Give again, exactly as written, the lines of the records below from the line with "Reproduce this diagram with TikZ." to the line with "(0,0) rectangle (1190,666);". Both end lines count; pictures do not.

### [Supplied records]
■ ■ ■ ■

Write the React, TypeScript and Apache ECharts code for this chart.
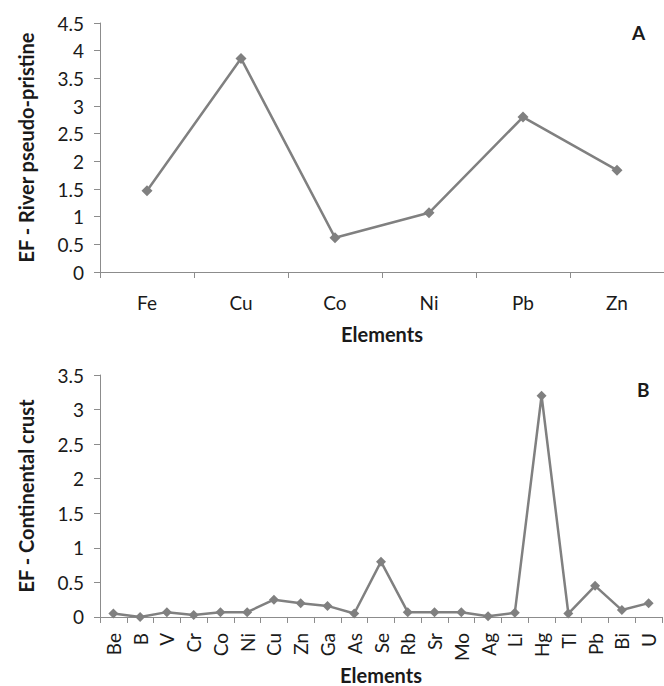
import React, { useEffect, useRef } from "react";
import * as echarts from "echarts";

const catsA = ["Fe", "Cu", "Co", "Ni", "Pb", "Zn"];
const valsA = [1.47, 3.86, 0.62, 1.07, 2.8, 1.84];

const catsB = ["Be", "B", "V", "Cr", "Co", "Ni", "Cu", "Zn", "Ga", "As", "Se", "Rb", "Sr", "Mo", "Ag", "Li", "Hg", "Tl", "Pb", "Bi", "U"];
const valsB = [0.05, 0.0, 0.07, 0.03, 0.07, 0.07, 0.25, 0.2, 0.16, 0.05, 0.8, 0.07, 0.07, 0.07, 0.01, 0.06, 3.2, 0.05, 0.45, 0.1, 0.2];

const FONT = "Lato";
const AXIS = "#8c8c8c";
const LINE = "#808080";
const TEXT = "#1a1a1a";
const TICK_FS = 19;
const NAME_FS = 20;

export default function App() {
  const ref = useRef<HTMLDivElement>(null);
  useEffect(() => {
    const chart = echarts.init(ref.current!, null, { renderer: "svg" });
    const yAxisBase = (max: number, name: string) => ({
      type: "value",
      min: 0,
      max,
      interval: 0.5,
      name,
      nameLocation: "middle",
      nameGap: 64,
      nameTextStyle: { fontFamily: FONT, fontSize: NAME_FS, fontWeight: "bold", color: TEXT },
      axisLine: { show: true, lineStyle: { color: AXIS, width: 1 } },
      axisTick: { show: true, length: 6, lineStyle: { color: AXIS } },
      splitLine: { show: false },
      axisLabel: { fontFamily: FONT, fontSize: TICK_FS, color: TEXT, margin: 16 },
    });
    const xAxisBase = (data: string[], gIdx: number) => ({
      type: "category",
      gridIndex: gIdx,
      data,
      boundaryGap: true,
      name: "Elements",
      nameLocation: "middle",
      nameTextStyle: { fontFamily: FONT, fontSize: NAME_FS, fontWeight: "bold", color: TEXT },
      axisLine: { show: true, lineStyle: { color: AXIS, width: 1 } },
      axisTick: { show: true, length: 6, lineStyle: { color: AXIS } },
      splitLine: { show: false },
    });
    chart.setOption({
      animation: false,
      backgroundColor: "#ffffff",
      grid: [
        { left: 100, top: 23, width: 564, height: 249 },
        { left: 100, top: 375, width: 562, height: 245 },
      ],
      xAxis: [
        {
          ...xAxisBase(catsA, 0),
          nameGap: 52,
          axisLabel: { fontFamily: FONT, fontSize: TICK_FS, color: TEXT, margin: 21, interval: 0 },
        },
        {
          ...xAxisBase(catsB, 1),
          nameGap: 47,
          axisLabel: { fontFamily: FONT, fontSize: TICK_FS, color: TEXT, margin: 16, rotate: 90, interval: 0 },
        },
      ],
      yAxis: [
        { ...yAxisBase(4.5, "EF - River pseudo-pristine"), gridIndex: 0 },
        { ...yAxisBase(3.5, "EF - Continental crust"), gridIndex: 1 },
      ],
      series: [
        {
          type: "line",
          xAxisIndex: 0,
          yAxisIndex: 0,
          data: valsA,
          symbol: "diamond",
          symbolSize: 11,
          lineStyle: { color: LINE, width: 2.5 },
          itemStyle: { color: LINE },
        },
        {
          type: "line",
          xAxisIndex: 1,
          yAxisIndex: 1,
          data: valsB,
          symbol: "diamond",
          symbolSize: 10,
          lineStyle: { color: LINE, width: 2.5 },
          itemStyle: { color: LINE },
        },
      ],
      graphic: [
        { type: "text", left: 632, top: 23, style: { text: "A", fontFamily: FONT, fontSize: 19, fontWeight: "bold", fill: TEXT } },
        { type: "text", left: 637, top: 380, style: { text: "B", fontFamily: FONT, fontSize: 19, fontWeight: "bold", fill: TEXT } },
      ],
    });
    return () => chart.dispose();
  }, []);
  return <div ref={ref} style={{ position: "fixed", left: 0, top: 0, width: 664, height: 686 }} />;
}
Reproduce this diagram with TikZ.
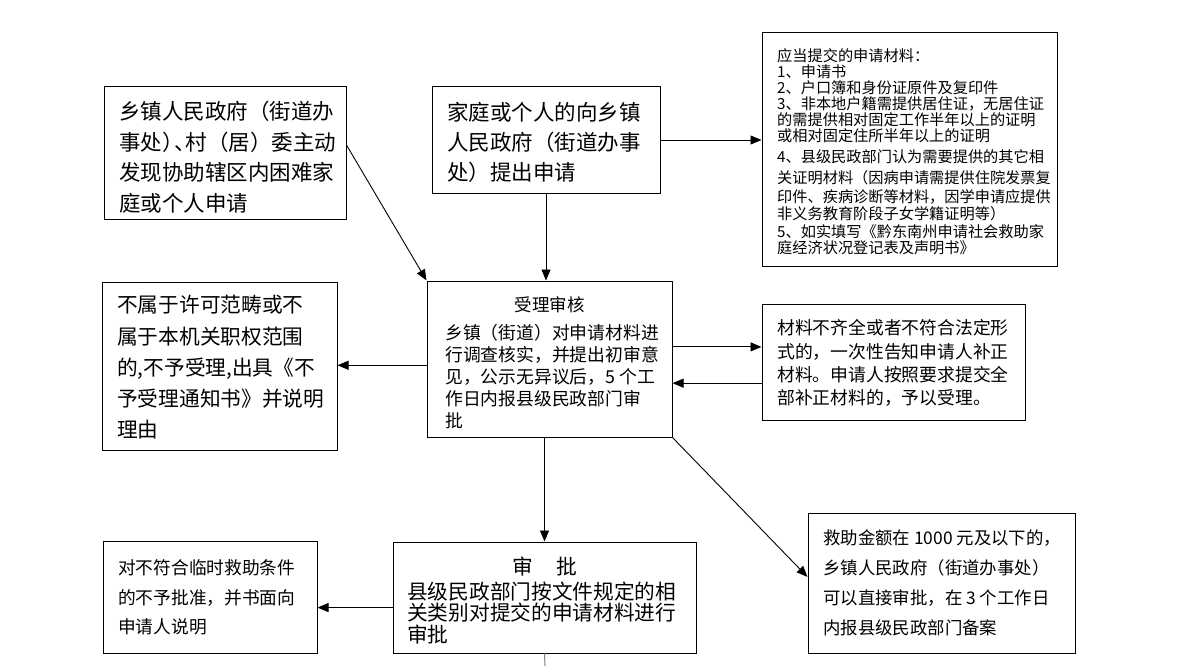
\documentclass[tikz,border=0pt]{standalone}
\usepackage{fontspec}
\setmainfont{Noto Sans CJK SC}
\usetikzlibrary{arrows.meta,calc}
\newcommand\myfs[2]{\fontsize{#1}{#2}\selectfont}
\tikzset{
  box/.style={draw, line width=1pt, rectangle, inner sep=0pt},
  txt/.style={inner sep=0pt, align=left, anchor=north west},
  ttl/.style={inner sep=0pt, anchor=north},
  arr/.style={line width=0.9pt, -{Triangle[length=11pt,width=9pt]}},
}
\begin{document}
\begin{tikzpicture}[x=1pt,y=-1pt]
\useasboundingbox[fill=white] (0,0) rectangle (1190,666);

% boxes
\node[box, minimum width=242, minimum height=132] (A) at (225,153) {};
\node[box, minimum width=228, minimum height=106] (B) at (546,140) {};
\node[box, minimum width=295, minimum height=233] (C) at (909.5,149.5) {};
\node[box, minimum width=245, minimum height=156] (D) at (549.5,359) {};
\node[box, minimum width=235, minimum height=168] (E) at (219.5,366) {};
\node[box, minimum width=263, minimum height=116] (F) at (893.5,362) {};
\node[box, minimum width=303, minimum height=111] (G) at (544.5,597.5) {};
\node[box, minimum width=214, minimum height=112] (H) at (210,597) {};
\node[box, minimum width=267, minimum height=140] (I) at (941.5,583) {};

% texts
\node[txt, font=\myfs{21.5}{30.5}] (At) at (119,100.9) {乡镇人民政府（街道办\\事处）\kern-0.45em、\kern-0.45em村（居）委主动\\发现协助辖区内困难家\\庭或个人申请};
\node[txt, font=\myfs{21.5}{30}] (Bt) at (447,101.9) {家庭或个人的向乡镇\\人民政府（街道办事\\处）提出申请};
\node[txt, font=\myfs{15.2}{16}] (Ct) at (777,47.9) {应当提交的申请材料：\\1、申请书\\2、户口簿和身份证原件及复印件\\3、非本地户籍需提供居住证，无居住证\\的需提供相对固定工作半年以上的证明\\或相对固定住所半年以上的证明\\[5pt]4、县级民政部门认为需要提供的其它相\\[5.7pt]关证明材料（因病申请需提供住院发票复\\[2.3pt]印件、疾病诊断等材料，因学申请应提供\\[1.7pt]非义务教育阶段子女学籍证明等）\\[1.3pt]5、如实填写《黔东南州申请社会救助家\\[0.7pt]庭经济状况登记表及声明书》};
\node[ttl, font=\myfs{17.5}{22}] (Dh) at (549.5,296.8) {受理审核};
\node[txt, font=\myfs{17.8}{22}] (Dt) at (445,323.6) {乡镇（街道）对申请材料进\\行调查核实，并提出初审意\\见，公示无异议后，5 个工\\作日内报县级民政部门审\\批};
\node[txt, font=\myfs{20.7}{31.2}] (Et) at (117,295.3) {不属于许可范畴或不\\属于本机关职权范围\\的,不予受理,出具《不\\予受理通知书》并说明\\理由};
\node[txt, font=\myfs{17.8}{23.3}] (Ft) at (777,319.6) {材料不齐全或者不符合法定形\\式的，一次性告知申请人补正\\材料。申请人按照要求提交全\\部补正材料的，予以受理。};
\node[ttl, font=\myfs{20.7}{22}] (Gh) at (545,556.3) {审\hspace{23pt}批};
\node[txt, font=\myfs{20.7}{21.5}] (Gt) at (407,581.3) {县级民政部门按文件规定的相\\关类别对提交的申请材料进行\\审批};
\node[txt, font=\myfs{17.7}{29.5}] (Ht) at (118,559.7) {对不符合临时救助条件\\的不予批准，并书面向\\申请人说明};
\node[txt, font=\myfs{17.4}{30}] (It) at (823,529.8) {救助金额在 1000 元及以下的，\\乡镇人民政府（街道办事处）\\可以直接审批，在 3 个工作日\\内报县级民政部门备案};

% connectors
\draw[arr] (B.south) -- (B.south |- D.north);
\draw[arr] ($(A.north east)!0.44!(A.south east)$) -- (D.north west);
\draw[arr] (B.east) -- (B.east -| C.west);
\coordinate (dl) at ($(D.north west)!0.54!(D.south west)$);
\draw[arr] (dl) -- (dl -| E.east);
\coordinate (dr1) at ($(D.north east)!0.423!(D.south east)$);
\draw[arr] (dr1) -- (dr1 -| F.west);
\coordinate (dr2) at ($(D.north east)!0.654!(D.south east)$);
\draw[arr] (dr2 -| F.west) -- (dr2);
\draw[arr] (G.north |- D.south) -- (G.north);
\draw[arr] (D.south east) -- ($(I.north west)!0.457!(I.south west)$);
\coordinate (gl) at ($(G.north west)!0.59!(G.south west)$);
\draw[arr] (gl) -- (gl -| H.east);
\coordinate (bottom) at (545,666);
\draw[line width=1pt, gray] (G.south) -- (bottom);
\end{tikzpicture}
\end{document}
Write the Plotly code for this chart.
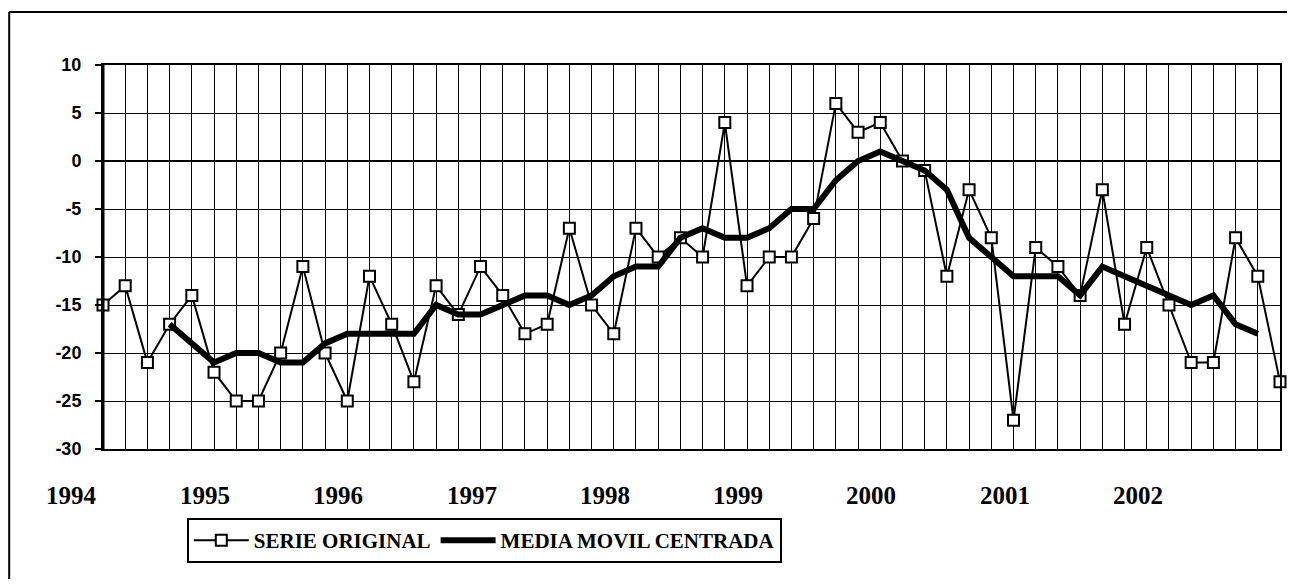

■ ■ ■ ■

### [Task solution]
Reproduce this diagram with TikZ.
\documentclass[tikz,border=0pt]{standalone}
\usepackage{fontspec}
\setmainfont{Noto Sans CJK SC}
\usetikzlibrary{arrows.meta,calc}
\newcommand\myfs[2]{\fontsize{#1}{#2}\selectfont}
\tikzset{
  box/.style={draw, line width=1pt, rectangle, inner sep=0pt},
  txt/.style={inner sep=0pt, align=left, anchor=north west},
  ttl/.style={inner sep=0pt, anchor=north},
  arr/.style={line width=0.9pt, -{Triangle[length=11pt,width=9pt]}},
}
\begin{document}
\begin{tikzpicture}[x=1pt,y=-1pt]
\useasboundingbox[fill=white] (0,0) rectangle (1190,666);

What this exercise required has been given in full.